İlkokula giden kızı tarafından Türkçe’ye çevrilen mesaj çok anlamlı. Herkesin bu mesajı bir defa daha dinlemesi ve dünyanın her yerinde ‘iyi’ler ve ‘fenalar’ olduğunu, daha doğrusu iki ayrı dünya olduğunu görmesi lâzım.
Kızı Şeza Sabra’nın Türkçe’ye çevirdiği Suriyeli baba Ahmet Sabra’nın konuşması şöyle: “Merhaba Türk kardeşlerim! Benim adım Ahmet Sabra ve kızım Şeza Sabra. Size bir mesaj göndereceğiz. Biz Türkiye’de yaşayan Suriyeliyiz ve size teşekkür ediyoruz. Bu teşekkürü bize yardım ettikleri için devletinize de ediyoruz. Biz Suriyeli insanlarız ve bazılarımız iyi bazılarımız kötü. Ve bir elin parmakları bir değil. Bazılarınız bize zalimlik yapıyor. Suriyelilerin yaşadığı mahalleleri taşlıyorlar ve Suriyelilere vuruyorlar. Ve onların yaşananlarla bir alâkası yok. Onlar sadece onları (kendilerini) koruyacak bir yer arıyorlar. Siz de kötülük yapanlara ceza verin, ama bütün Suriyelilere ceza vermeyin. Bizim bütün Suriyeliler iyi değil, ama hepsi kötü de değil. Siz de (size) müşkülat çıkaranları kovun. Biz Müslümanız. Ve hiçbir Suriyelinin Türkiye’ye kötülük yapmasını kabul etmiyoruz. Biz sizinleyiz ve sizi çok seviyoruz. Bize zalimlik yapmayın, çünkü Allah biliyor ki biz hepimiz kötü değiliz. Biz savaştan kaçtık Türkiye’ye gezmek için gelmedik.” (Yeni Asya, 6 Ekim 2018)

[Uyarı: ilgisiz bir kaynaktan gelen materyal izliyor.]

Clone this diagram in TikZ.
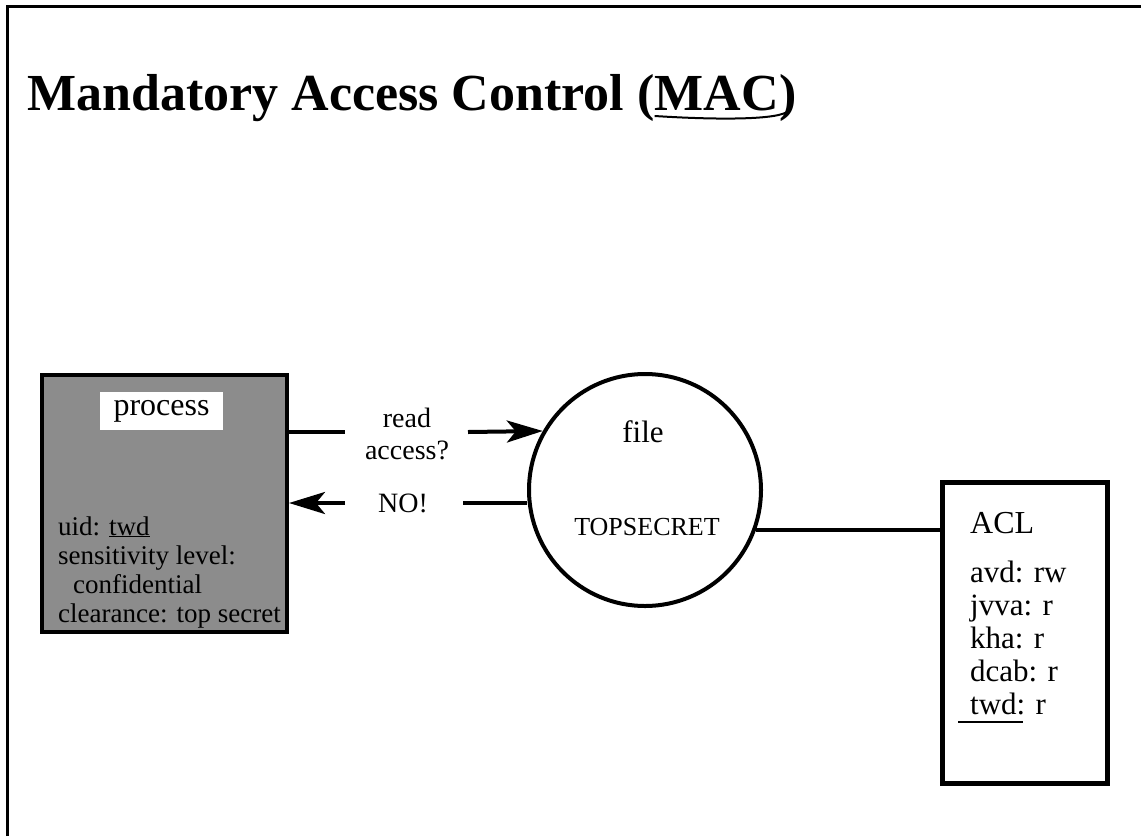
\documentclass[tikz,border=0pt]{standalone}
\usepackage{fontspec}
\setmainfont{Liberation Serif}
\usetikzlibrary{arrows.meta}
\begin{document}
\begin{tikzpicture}[x=1pt,y=-1pt,
  heavy/.style={line width=4pt},
  arr/.style={heavy,-{Stealth[length=36pt,width=22pt,inset=9pt]}},
  ttl/.style={anchor=base west,inner sep=0pt,font=\fontsize{52}{60}\selectfont\bfseries},
  ptext/.style={anchor=base west,inner sep=0pt,font=\fontsize{27}{29}\selectfont},
  atext/.style={anchor=base west,inner sep=0pt,font=\fontsize{31}{33}\selectfont},
  lbl/.style={inner sep=0pt,font=\fontsize{28}{32}\selectfont,align=center},
]
\useasboundingbox[fill=white] (0,0) rectangle (1141,836);
\draw[line width=3pt] (7,836) -- (7,6) -- (1141,6);

% title
\node[ttl] (t1) at (27,110) {Mandatory Access Control (};
\node[ttl] (t2) at (t1.base east) {MAC};
\node[ttl] (t3) at (t2.base east) {)};
\draw[line width=2pt] ([yshift=-6pt]t2.base west) .. controls ([yshift=-10pt]t2.base) and ([yshift=-10pt]t2.base east) .. ([yshift=-1pt]t3.base);

% process box
\node[draw,heavy,fill=black!45,minimum width=245pt,minimum height=257pt,inner sep=0pt,anchor=north west] (proc) at (40,373) {};
\node[fill=white,minimum width=123pt,minimum height=38pt,inner sep=0pt,font=\fontsize{32}{36}\selectfont] (plabel) at (161.5,411) {process};
\node[ptext] (p1) at (58,535) {uid: \underline{twd}};
\node[ptext] (p2) at (58,564) {sensitivity level:};
\node[ptext] (p3) at (73,593) {confidential};
\node[ptext] (p4) at (58,622) {clearance: top secret};

% file circle
\node[circle,draw,heavy,minimum size=232pt,inner sep=0pt] (filec) at (645,490) {};
\node[font=\fontsize{31}{33}\selectfont] (filet) at (643,432) {file};
\node[font=\fontsize{26}{30}\selectfont] (tops) at (647,527) {TOPSECRET};

% read request
\coordinate (r1) at (345,432);
\draw[heavy] (r1 -| proc.east) -- (r1);
\node[lbl] (readq) at (407,434) {read\\access?};
\coordinate (r2) at (468,432);
\draw[arr] (r2) -- (filec.150.5);

% answer
\coordinate (n1) at (345,503);
\draw[arr] (n1) -- (n1 -| proc.east);
\node[lbl] (no) at (403,503) {NO!};
\coordinate (n2) at (463,503);
\draw[heavy] (n2) -- (n2 -| filec.west);

% ACL
\node[draw,line width=5pt,minimum width=165pt,minimum height=301pt,inner sep=0pt,anchor=north west] (acl) at (940,480) {};
\draw[heavy] (filec.-20) -- (filec.-20 -| acl.west);
\node[atext,font=\fontsize{32}{34}\selectfont] (acltitle) at (970,533) {ACL};
\node[atext] (a1) at (970,582) {avd: rw};
\node[atext] (a2) at (970,615) {jvva: r};
\node[atext] (a3) at (970,648) {kha: r};
\node[atext] (a4) at (970,681) {dcab: r};
\node[atext] (a5) at (970,714) {twd: r};
\draw[line width=1.5pt] ([xshift=-12pt,yshift=-8pt]a5.base west) -- ([xshift=53pt,yshift=-8pt]a5.base west);
\end{tikzpicture}
\end{document}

Suriyeli babanın dile getirdiği bu tesbit aslında bütün dünya için geçerlidir. Hatırlanacağı üzere Bediüzzaman Said Nursî Hazretleri çok önce “Avrupa ikidir” diyerek bu ayrımı yapmamız lâzım diyerek herkese örnek olmuştur. “Birinci Avrupa” ve “İkinci Avrupa” olduğu gibi, “Birinci Suriye” ile “İkinci Suriye” de vardır. Bu prensip bütün dünya için geçerlidir.
Suriyeli babanın hatırlattığı gibi “(Suriyelilerin de) bazıları iyi bazıları kötü. Kötüler var diye bütün Suriyelileri itham etmek, suçlu görmek insafa ve iz’ana sığar mı? Suç işleyenin kimliğine bakmadan cezası verilsin, ama suç işleyenler sebebiyle aynı ilden, aynı dilden, aynı milletten olanlar peşinen suçlu ilân edilmesin.
Hem unutmayalım ki Suriyeliler Türkiye’ye gezmek için gelmediler. Onlar savaştan kaçtı ve ‘din kardeşleri’nin yanına geldi. Hadiseye bu pencereden bakılırsa mesele kalmaz, vesselâm.